I didn't want to be the only one saying it. Thank you for reppin'
Quite frankly, the first thing you hear from most continental Africans' mouths is "I'm an African." There is a strong, pan-continental identity that most Africans feel, and there is no less a bond between those of us who weren't born on the continent. Calling ourselves Africans reaffirms the commonality of our origins and relegates the circumstances of our birth (with a couple of twists in fate, I may have been born in Cuba or in Bahia or in Charleston, South Carolina).

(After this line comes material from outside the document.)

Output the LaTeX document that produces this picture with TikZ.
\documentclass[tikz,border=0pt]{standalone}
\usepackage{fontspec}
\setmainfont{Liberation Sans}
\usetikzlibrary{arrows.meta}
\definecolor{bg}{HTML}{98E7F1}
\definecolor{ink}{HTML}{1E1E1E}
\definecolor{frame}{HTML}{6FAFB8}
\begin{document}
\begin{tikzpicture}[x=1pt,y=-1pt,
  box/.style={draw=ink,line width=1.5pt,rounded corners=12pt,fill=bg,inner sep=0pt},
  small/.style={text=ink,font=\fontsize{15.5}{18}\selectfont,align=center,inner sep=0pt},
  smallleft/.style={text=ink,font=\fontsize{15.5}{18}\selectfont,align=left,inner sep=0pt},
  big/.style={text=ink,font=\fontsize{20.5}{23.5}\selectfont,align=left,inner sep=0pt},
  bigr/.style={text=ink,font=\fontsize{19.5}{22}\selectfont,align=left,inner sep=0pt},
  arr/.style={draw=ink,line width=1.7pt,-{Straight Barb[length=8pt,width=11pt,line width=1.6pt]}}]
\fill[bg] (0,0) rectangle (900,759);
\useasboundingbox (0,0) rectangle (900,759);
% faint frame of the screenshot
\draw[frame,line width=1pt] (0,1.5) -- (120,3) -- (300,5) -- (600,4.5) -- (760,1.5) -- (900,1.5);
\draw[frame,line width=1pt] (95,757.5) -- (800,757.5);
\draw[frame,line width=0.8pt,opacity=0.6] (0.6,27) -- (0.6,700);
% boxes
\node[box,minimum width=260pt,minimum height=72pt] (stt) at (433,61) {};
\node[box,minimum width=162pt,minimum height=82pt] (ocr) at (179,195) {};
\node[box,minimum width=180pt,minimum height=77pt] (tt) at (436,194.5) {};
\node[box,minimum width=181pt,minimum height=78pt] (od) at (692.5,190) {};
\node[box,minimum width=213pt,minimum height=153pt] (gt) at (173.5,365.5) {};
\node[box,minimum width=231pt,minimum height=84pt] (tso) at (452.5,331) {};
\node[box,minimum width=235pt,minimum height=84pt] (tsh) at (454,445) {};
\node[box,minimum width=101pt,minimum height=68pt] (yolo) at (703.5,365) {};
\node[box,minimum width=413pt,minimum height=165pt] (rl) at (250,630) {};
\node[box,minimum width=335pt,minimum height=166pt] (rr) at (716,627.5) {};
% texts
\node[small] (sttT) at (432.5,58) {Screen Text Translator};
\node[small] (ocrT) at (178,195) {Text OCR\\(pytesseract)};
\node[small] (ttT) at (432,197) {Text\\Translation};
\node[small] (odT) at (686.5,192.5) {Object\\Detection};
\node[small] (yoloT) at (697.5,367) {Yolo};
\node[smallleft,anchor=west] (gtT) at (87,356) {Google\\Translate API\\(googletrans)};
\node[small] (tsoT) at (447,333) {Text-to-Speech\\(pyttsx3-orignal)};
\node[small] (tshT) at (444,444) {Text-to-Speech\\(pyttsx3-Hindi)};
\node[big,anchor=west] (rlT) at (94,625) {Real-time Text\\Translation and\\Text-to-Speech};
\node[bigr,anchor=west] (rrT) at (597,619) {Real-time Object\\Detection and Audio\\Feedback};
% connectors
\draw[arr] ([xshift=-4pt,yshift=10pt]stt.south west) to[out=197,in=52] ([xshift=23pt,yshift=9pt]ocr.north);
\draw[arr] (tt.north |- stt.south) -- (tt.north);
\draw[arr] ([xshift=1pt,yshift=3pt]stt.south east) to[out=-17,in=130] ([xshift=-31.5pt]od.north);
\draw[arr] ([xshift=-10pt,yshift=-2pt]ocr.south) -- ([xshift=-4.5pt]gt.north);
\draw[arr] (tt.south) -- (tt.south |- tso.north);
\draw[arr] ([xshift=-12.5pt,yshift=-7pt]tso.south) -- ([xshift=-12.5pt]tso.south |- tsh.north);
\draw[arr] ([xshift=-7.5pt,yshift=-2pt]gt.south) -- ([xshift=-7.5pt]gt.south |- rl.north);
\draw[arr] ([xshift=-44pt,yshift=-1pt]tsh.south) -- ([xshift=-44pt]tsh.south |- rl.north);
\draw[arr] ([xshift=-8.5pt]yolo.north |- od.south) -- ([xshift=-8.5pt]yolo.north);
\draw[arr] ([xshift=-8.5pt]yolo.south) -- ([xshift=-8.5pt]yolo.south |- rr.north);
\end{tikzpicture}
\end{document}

We are irrevocably linked through our African blood (which is inclusive of every variant of our lifeways from Virginia to Vai), and that's why I feel it is completely appropriate, even necessary, to call yourself an African if you are a person of African ancestry. It by no means disavows our individual cultures, just like calling yourself an American (which I'm fine with if it's the country of your birth) doesn't mean you fail to rep Uptown or N'awlins or whatever. Inclusive, macroscopic terms like "Africa" and "Africans" are very necessary if we are to recognize the commonality of our struggles and the beauties of our similarity. It doesn't mean you have to abandon whatever word signifies you on the micro level.
"A-F-R-I-C-A! Puerto Rico, Haiti and JA New York and Cali, F-L-A Yo it ain't bout where you stay It's 'bout the motherland!"
Much as I think dead prez is overhyped, I really feel the message of that song.